Edward P. Sangster, Raymond E. Loughrey, Jeffrey L. Bornstein, K & L Gates, LLP, Gay Crosthwait Grunfeld, Lisa Adrienne Ells, Aaron Joseph Fischer, Blake Thompson, Ernest Galvan, Jane E. Kahn, Kenneth M. Walczak, Laura Barbara Boysen–Aragon, Lori Rifkin, Michael Bien, Michael Louis Freedman, Thomas Bengt Nolan, Rosen Bien Galvan and Grunfeld LLP, Claudia B. Center, Legal Aid Society, Amy Whelan, National Center for Lesbian Rights, San Francisco, CA, Fred D. Heather, Glaser Weil Fink Jacobs Howard Avchen & Shapiro LLP, Los Angeles, CA, Donald Specter, Rebekah B. Evenson, Prison Law Office, Berkeley, CA, for Plaintiff.

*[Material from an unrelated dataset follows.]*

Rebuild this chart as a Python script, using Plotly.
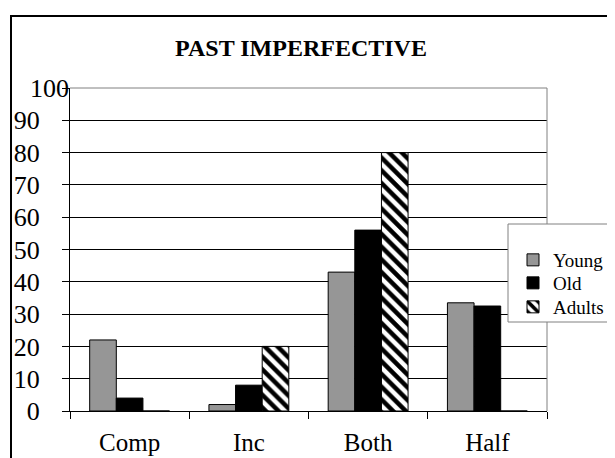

Danielle Felice O'Bannon, Rochelle C. East, Kyle Anthony Lewis, Patrick R. McKinney, Jay Craig Russell, Maneesh Sharma, Neah Huynh, Thomas Stuart Patterson, Attorney General's Office for the State of California, Samantha Derin Wolff, Hanson Bridgett, LLP, San Francisco, CA, Paul B. Mello, Hanson Bridgett LLP, Walnut Creek, CA, Debbie Jean Vorous, David Eugene Brice, William H. Downer, Attorney General's Office for the State of California, Department of Justice, Sacramento, CA, Michael R. Capizzi, Law Office

[938 F.Supp.2d 959]

of Michael R. Capizzi, Santa Ana, CA, for Defendants.


Kimberly Hall Barlow, Jones & Mayer, Fullerton, CA.

ORDER

LAWRENCE K. KARLTON, Senior District Judge.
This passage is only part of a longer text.